### What is expected
Look at the data below and print exactly the lines from its first line through the line with "28], [465, 28]]];"; the pictures stay out of the copy.

-- -- --

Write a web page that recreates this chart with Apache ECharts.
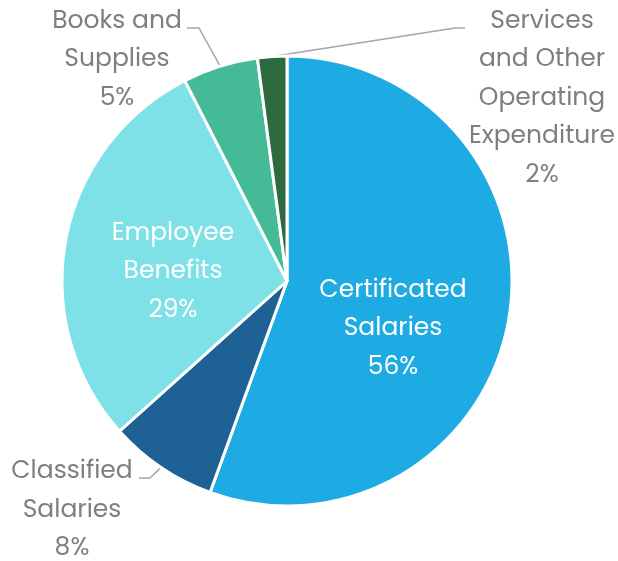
<!DOCTYPE html>
<html>
<head>
<meta charset="utf-8">
<title></title>
<script src="https://cdn.jsdelivr.net/npm/echarts@6/dist/echarts.min.js"></script>
<style>
html,body{margin:0;padding:0;background:#fff;}
#chart{width:618px;height:561px;}
</style>
</head>
<body>
<div id="chart"></div>
<script>
var names = ['Certificated\nSalaries', 'Classified\nSalaries', 'Employee\nBenefits', 'Books and\nSupplies', 'Services\nand Other\nOperating\nExpenditure'];
var values = [55.5, 7.8, 29.1, 5.4, 2.1];
var colors = ['#1eaae2', '#1e6194', '#7de1e7', '#44bb96', '#2d6b3f'];
var inside = [true, false, true, false, false];

// where each label block sits (centre of text)
var labelPos = [[393, 329], [72, 510.5], [173, 272], [117, 60], [542, 98.5]];
// elbow and end of the leader lines (outside labels only)
var linePts = [null, [[150, 478], [139, 478]], null, [[199, 28], [187, 28]], [[455, 28], [465, 28]]];

var chart = echarts.init(document.getElementById('chart'));
var data = [];
for (var i = 0; i < names.length; i++) {
	data.push({
		name: names[i],
		value: values[i],
		itemStyle: {color: colors[i]},
		label: {
			color: inside[i] ? '#ffffff' : '#7f7f7f',
			position: inside[i] ? 'inside' : 'outside'
		},
		labelLine: {show: !inside[i]}
	});
}
chart.setOption({
	animation: false,
	series: [{
		type: 'pie',
		center: [287, 281],
		radius: [0, 225],
		startAngle: 90,
		clockwise: true,
		percentPrecision: 0,
		data: data,
		itemStyle: {borderColor: '#ffffff', borderWidth: 3},
		label: {
			formatter: '{b}\n{d}%',
			fontFamily: 'Poppins, "Open Sans", sans-serif',
			fontSize: 25,
			lineHeight: 38.5,
			align: 'center',
			overflow: 'none'
		},
		labelLine: {
			length: 20,
			length2: 10,
			lineStyle: {color: '#a6a6a6', width: 1.5}
		},
		labelLayout: function (p) {
			var i = p.dataIndex;
			var pos = labelPos[i];
			var res = {x: pos[0], y: pos[1], align: 'center', verticalAlign: 'middle'};
			if (linePts[i] && p.labelLinePoints) {
				res.labelLinePoints = [p.labelLinePoints[0], linePts[i][0], linePts[i][1]];
			}
			return res;
		}
	}]
});
</script>
</body>
</html>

-- -- --

### Result of this task
Write a web page that recreates this chart with Apache ECharts.
<!DOCTYPE html>
<html>
<head>
<meta charset="utf-8">
<title></title>
<script src="https://cdn.jsdelivr.net/npm/echarts@6/dist/echarts.min.js"></script>
<style>
html,body{margin:0;padding:0;background:#fff;}
#chart{width:618px;height:561px;}
</style>
</head>
<body>
<div id="chart"></div>
<script>
var names = ['Certificated\nSalaries', 'Classified\nSalaries', 'Employee\nBenefits', 'Books and\nSupplies', 'Services\nand Other\nOperating\nExpenditure'];
var values = [55.5, 7.8, 29.1, 5.4, 2.1];
var colors = ['#1eaae2', '#1e6194', '#7de1e7', '#44bb96', '#2d6b3f'];
var inside = [true, false, true, false, false];

// where each label block sits (centre of text)
var labelPos = [[393, 329], [72, 510.5], [173, 272], [117, 60], [542, 98.5]];
// elbow and end of the leader lines (outside labels only)
var linePts = [null, [[150, 478], [139, 478]], null, [[199, 28], [187, 28]], [[455, 28], [465, 28]]];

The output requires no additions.